Manto Mavrogenous, a heroine of the Greek War of Independence (1821-1829), was one of the few women who excelled in the war. She was baptised as Magdalene and she was born into a wealthy Greek family, in Trieste, in 1796. Her father, Nicholas Mafrogennis, was a merchant from the Cyclades, and her mother was a Mykonian noble woman named Zacharatos Antonios Hatzis Bati. She was multilingual and kept the records of her husband's commercial activities. Her father also was a member of the Filiki Eteria, a secret society of the 19th Century, of which she became an active member in 1820.

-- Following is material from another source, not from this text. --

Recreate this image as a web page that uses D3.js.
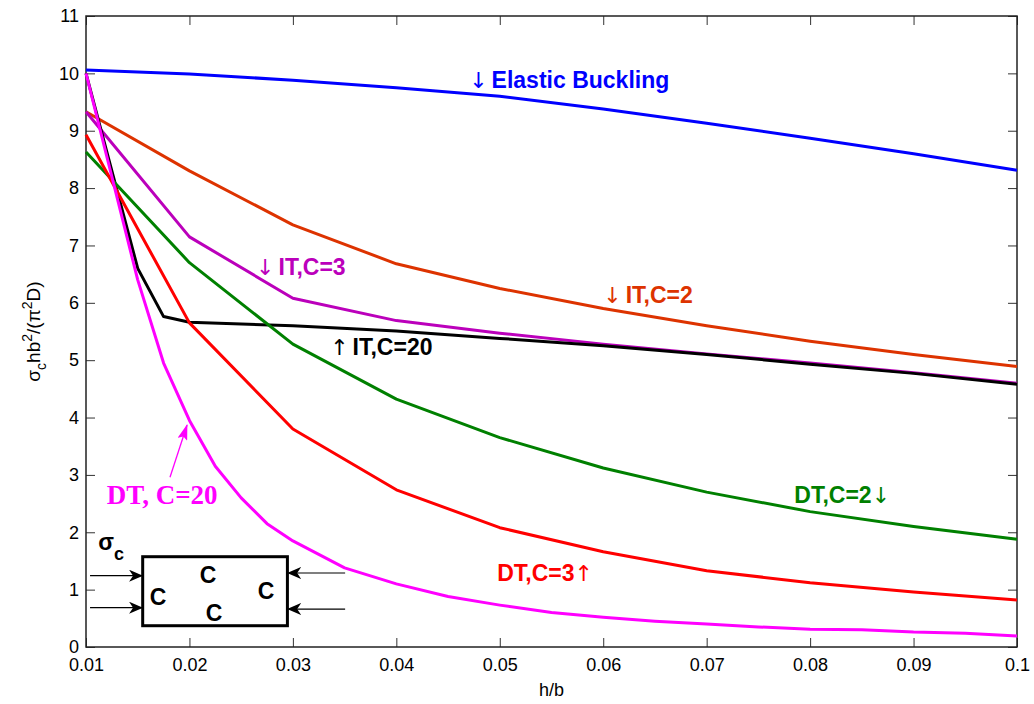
<!DOCTYPE html>
<html>
<head>
<meta charset="utf-8">
<script src="https://cdn.jsdelivr.net/npm/d3@7"></script>
<style>
  body { margin: 0; background: #fff; }
  text { font-family: "Liberation Sans", Arial, Helvetica, sans-serif; }
</style>
</head>
<body>
<script>
// h/b values and the curves
var hb = [0.01, 0.02, 0.03, 0.04, 0.05, 0.06, 0.07, 0.08, 0.09, 0.1];
var elastic = [10.06, 9.99, 9.88, 9.75, 9.6, 9.38, 9.13, 8.87, 8.6, 8.31];
var itC2 = [9.33, 8.30, 7.36, 6.68, 6.25, 5.9, 5.6, 5.33, 5.1, 4.89];
var itC3 = [9.33, 7.15, 6.08, 5.69, 5.47, 5.28, 5.11, 4.95, 4.78, 4.6];
var dtC2 = [8.63, 6.7, 5.28, 4.32, 3.65, 3.12, 2.7, 2.36, 2.1, 1.88];
var dtC3 = [8.93, 5.65, 3.8, 2.74, 2.08, 1.66, 1.33, 1.12, 0.96, 0.82];

var hb20 = [0.01, 0.015, 0.0175, 0.02, 0.03, 0.04, 0.05, 0.06, 0.07, 0.08, 0.09, 0.1];
var itC20 = [10.0, 6.6, 5.76, 5.66, 5.6, 5.51, 5.38, 5.25, 5.1, 4.93, 4.77, 4.58];

var hbDt20 = [0.01, 0.015, 0.0175, 0.02, 0.0225, 0.025, 0.0275, 0.03, 0.035, 0.04, 0.045,
              0.05, 0.055, 0.06, 0.065, 0.07, 0.075, 0.08, 0.085, 0.09, 0.095, 0.1];
var dtC20 = [10.0, 6.4, 4.95, 3.95, 3.15, 2.6, 2.15, 1.85, 1.38, 1.1, 0.88,
             0.73, 0.6, 0.52, 0.45, 0.4, 0.35, 0.31, 0.3, 0.26, 0.24, 0.19];

var xTicks = [0.01, 0.02, 0.03, 0.04, 0.05, 0.06, 0.07, 0.08, 0.09, 0.1];
var xTickLabels = ["0.01", "0.02", "0.03", "0.04", "0.05", "0.06", "0.07", "0.08", "0.09", "0.1"];
var yTicks = [0, 1, 2, 3, 4, 5, 6, 7, 8, 9, 10, 11];

var series = [
  { name: "Elastic", x: hb, y: elastic, color: "#0000ff" },
  { name: "IT,C=2", x: hb, y: itC2, color: "#dd3300" },
  { name: "IT,C=3", x: hb, y: itC3, color: "#bb00bb" },
  { name: "IT,C=20", x: hb20, y: itC20, color: "#000000" },
  { name: "DT,C=2", x: hb, y: dtC2, color: "#008000" },
  { name: "DT,C=3", x: hb, y: dtC3, color: "#ff0000" },
  { name: "DT,C=20", x: hbDt20, y: dtC20, color: "#ff00ff" }
];

var W = 1034, H = 704;
var margin = { left: 86, right: 1017, top: 16, bottom: 647 };

var svg = d3.select("body").append("svg")
    .attr("width", W)
    .attr("height", H);

var defs = svg.append("defs");
defs.append("marker")
    .attr("id", "head")
    .attr("viewBox", "0 -6 14 12")
    .attr("refX", 13).attr("refY", 0)
    .attr("markerWidth", 14).attr("markerHeight", 12)
    .attr("markerUnits", "userSpaceOnUse")
    .attr("orient", "auto")
    .append("path")
    .attr("d", "M0,-6L14,0L0,6L4,0Z")
    .attr("fill", "#000");
defs.append("marker")
    .attr("id", "headM")
    .attr("viewBox", "0 -5 16 10")
    .attr("refX", 15).attr("refY", 0)
    .attr("markerWidth", 16).attr("markerHeight", 10)
    .attr("markerUnits", "userSpaceOnUse")
    .attr("orient", "auto")
    .append("path")
    .attr("d", "M0,-5L16,0L0,5L3,0Z")
    .attr("fill", "#ff00ff");

var x = d3.scaleLinear().domain([0.01, 0.1]).range([margin.left, margin.right]);
var y = d3.scaleLinear().domain([0, 11]).range([margin.bottom, margin.top]);

// axes, MATLAB style: ticks pointing in on all four sides
svg.append("g")
    .attr("transform", "translate(0," + margin.bottom + ")")
    .call(d3.axisBottom(x).tickValues(xTicks).tickSizeInner(-9).tickSizeOuter(0).tickPadding(11)
      .tickFormat(function (d, i) { return xTickLabels[i]; }))
    .call(function (g) { g.select(".domain").remove(); })
    .selectAll("text").attr("font-size", 18).attr("fill", "#000")
      .style("font-family", "'Liberation Sans', Arial, sans-serif");

svg.append("g")
    .attr("transform", "translate(" + margin.left + ",0)")
    .call(d3.axisLeft(y).tickValues(yTicks).tickSizeInner(-9).tickSizeOuter(0).tickPadding(7))
    .call(function (g) { g.select(".domain").remove(); })
    .selectAll("text").attr("font-size", 18).attr("fill", "#000")
      .style("font-family", "'Liberation Sans', Arial, sans-serif");

svg.append("g")
    .attr("transform", "translate(0," + margin.top + ")")
    .call(d3.axisTop(x).tickValues(xTicks).tickSizeInner(-9).tickSizeOuter(0).tickFormat(""))
    .call(function (g) { g.select(".domain").remove(); });

svg.append("g")
    .attr("transform", "translate(" + margin.right + ",0)")
    .call(d3.axisRight(y).tickValues(yTicks).tickSizeInner(-9).tickSizeOuter(0).tickFormat(""))
    .call(function (g) { g.select(".domain").remove(); });

svg.selectAll(".tick line").attr("stroke", "#333");

svg.append("rect")
    .attr("x", margin.left).attr("y", margin.top)
    .attr("width", margin.right - margin.left).attr("height", margin.bottom - margin.top)
    .attr("fill", "none")
    .attr("stroke", "#222")
    .attr("stroke-width", 1.5);

// curves
var line = d3.line()
    .x(function (d) { return x(d[0]); })
    .y(function (d) { return y(d[1]); });

svg.append("g").selectAll("path")
    .data(series)
    .enter().append("path")
    .attr("d", function (s) { return line(s.x.map(function (v, i) { return [v, s.y[i]]; })); })
    .attr("fill", "none")
    .attr("stroke", function (s) { return s.color; })
    .attr("stroke-width", 3)
    .attr("stroke-linejoin", "round");

// curve labels: arrow before (pre) or after (post) the bold text
var labels = [
  { pre: "\u2193", t: "Elastic Buckling", post: "", hx: 0.04704, v: 9.745, c: "#0000ff" },
  { pre: "\u2193", t: "IT,C=3", post: "", hx: 0.02644, v: 6.485, c: "#bb00bb" },
  { pre: "\u2191", t: "IT,C=20", post: "", hx: 0.0336, v: 5.09, c: "#000000" },
  { pre: "\u2193", t: "IT,C=2", post: "", hx: 0.06, v: 6.0, c: "#dd3300" },
  { pre: "", t: "DT,C=2", post: "\u2193", hx: 0.07847, v: 2.51, c: "#008000" },
  { pre: "", t: "DT,C=3", post: "\u2191", hx: 0.04975, v: 1.15, c: "#ff0000" }
];

var lab = svg.append("g").selectAll("text")
    .data(labels)
    .enter().append("text")
    .attr("x", function (d) { return x(d.hx); })
    .attr("y", function (d) { return y(d.v); })
    .attr("fill", function (d) { return d.c; })
    .attr("font-size", 23)
    .attr("font-weight", "bold");

lab.append("tspan")
    .style("font-family", "'DejaVu Sans', sans-serif")
    .attr("font-weight", "normal")
    .attr("font-size", 22)
    .text(function (d) { return d.pre; });
lab.append("tspan")
    .attr("dx", function (d) { return d.pre ? 4 : 0; })
    .text(function (d) { return d.t; });
lab.append("tspan")
    .style("font-family", "'DejaVu Sans', sans-serif")
    .attr("font-weight", "normal")
    .attr("font-size", 22)
    .text(function (d) { return d.post; });

svg.append("text")
    .attr("x", x(0.012)).attr("y", y(2.49))
    .attr("fill", "#ff00ff")
    .attr("font-size", 27)
    .attr("font-weight", "bold")
    .style("font-family", "'Liberation Serif', 'Times New Roman', serif")
    .text("DT, C=20");

svg.append("line")
    .attr("x1", x(0.01812)).attr("y1", y(2.96))
    .attr("x2", x(0.01977)).attr("y2", y(3.87))
    .attr("stroke", "#ff00ff")
    .attr("stroke-width", 1.3)
    .attr("marker-end", "url(#headM)");

// inset sketch of the loaded plate
var inset = svg.append("g");
inset.append("rect")
    .attr("x", x(0.01548)).attr("y", y(1.574))
    .attr("width", x(0.02947) - x(0.01548))
    .attr("height", y(0.371) - y(1.574))
    .attr("fill", "none")
    .attr("stroke", "#000")
    .attr("stroke-width", 3);

var cMarks = [[0.0218, 1.11], [0.01696, 0.727], [0.02741, 0.837], [0.02238, 0.448]];
inset.selectAll("text.c")
    .data(cMarks)
    .enter().append("text")
    .attr("class", "c")
    .attr("x", function (d) { return x(d[0]); })
    .attr("y", function (d) { return y(d[1]); })
    .attr("text-anchor", "middle")
    .attr("font-size", 23)
    .attr("font-weight", "bold")
    .text("C");

var arrows = [
  [0.01039, 1.243, 0.01542, 1.243],
  [0.01039, 0.685, 0.01542, 0.685],
  [0.03505, 1.29, 0.02954, 1.29],
  [0.03505, 0.662, 0.02954, 0.662]
];
inset.selectAll("line")
    .data(arrows)
    .enter().append("line")
    .attr("x1", function (d) { return x(d[0]); })
    .attr("y1", function (d) { return y(d[1]); })
    .attr("x2", function (d) { return x(d[2]); })
    .attr("y2", function (d) { return y(d[3]); })
    .attr("stroke", "#000")
    .attr("stroke-width", 1.2)
    .attr("marker-end", "url(#head)");

var sig = inset.append("text")
    .attr("x", x(0.01119)).attr("y", y(1.691))
    .attr("font-size", 23)
    .attr("font-weight", "bold");
sig.append("tspan").text("\u03c3");
sig.append("tspan").attr("dy", 10).attr("font-size", 18).text("c");

// axis titles
svg.append("text")
    .attr("x", (margin.left + margin.right) / 2).attr("y", 696)
    .attr("text-anchor", "middle")
    .attr("font-size", 18)
    .text("h/b");

var yl = svg.append("text")
    .attr("transform", "translate(40," + ((margin.top + margin.bottom) / 2) + ") rotate(-90)")
    .attr("text-anchor", "middle")
    .attr("font-size", 19);
yl.append("tspan").text("\u03c3");
yl.append("tspan").attr("dy", 6).attr("font-size", 14).text("c");
yl.append("tspan").attr("dy", -6).text("hb");
yl.append("tspan").attr("dy", -8).attr("font-size", 14).text("2");
yl.append("tspan").attr("dy", 8).text("/(\u03c0");
yl.append("tspan").attr("dy", -8).attr("font-size", 14).text("2");
yl.append("tspan").attr("dy", 8).text("D)");
</script>
</body>
</html>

With the outbreak of the Greek Revolution she left Tinos, where she had been living after her father's death in 1818, and moved to Mykonos where she led the rebellion of the island against the Turks. With ships, two of which she had equipped with her own expenses, she pursued the pirates who were ravaging the Cyclades. Later on, she fought several battles in Pelion, in Fthiotida and Livadia. Due to her financial support, her actions in general, as well as her letters to the philhellenic countries of France and England, she became legendary in Europe. Her portrait was printed and published in 1827 all over Europe.
For her involvement in the war effort, she was commended by Ioannis Kapodistrias, the first Governor of the newly Greek state. She was given the honorary rank of General – her being the only woman to achieve such a status- and was offered a residence in the first capital of Greece, Nafplio. In 1825, when she lived in Nafplio, with her resources having been drained due to the war she was forced to sell her family’s property, to the Cycladic Isalnds.
The breach of faith of Dimitris Ypsiladis’ promise to marry her, the poverty she had suffered and her violent removal from Nafplio in 1826, under the command of Ioannis Kolettis, were severe blows to the heroine. Therefore, she returned to Mykonos after the revolution and after a few years died in Paros, very poor and forgotten.